CD-NGP introduces a scalable continual learning framework for dynamic scene view synthesis, reducing memory and improving quality through novel encoding techniques and a new long-duration video dataset.

Contribution

It proposes a continual learning approach with spatial-temporal hash encodings for dynamic scenes, and introduces a new long-duration video dataset for benchmarking.

Findings

Reduces training memory to under 14GB.

Achieves high-quality rendering with only 0.4MB/frame bandwidth.

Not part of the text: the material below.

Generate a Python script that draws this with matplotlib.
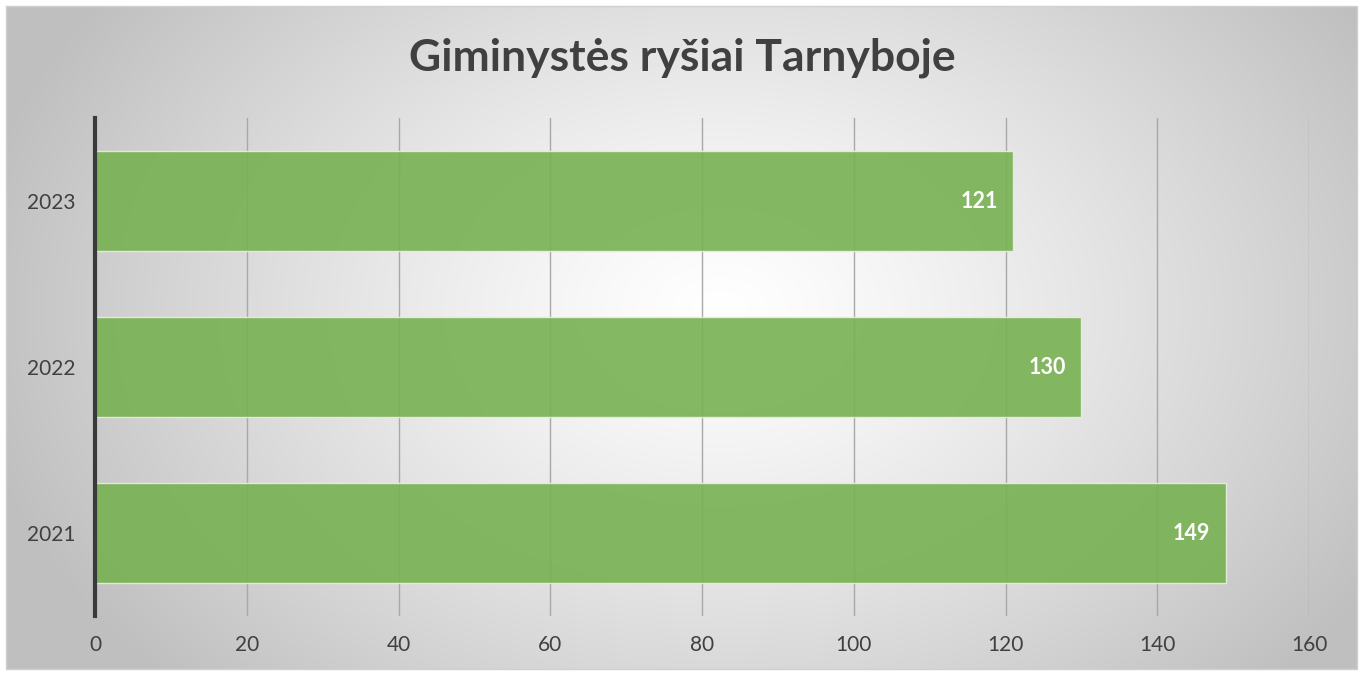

Outperforms existing methods in scalability and reconstruction quality.

Abstract

Novel view synthesis (NVS) in dynamic scenes faces persistent challenges in memory consumption, model complexity, training efficiency, and rendering quality. Offline methods offer high fidelity but suffer from high memory usage and limited scalability, while online approaches often trade quality for speed and compactness. We propose Continual Dynamic Neural Graphics Primitives (CD-NGP), a continual learning framework that reduces memory overhead and enhances scalability through parameter reuse. To avoid feature interference in dynamic scenes and improve rendering quality, our method combines spatial and temporal hash encodings, which compactly represent scene structures and motion patterns. We also introduce a new dataset comprising multi-view, long-duration ($>1200$ frames) videos with both rigid and non-rigid motion, which is not found in existing benchmarks. CD-NGP is evaluated on public datasets and our long video dataset, demonstrating superior scalability and reconstruction quality. It significantly reduces training memory usage to <14GB and requires only 0.4MB/frame in streaming bandwidth on DyNeRF -- substantially lower than most online baselines.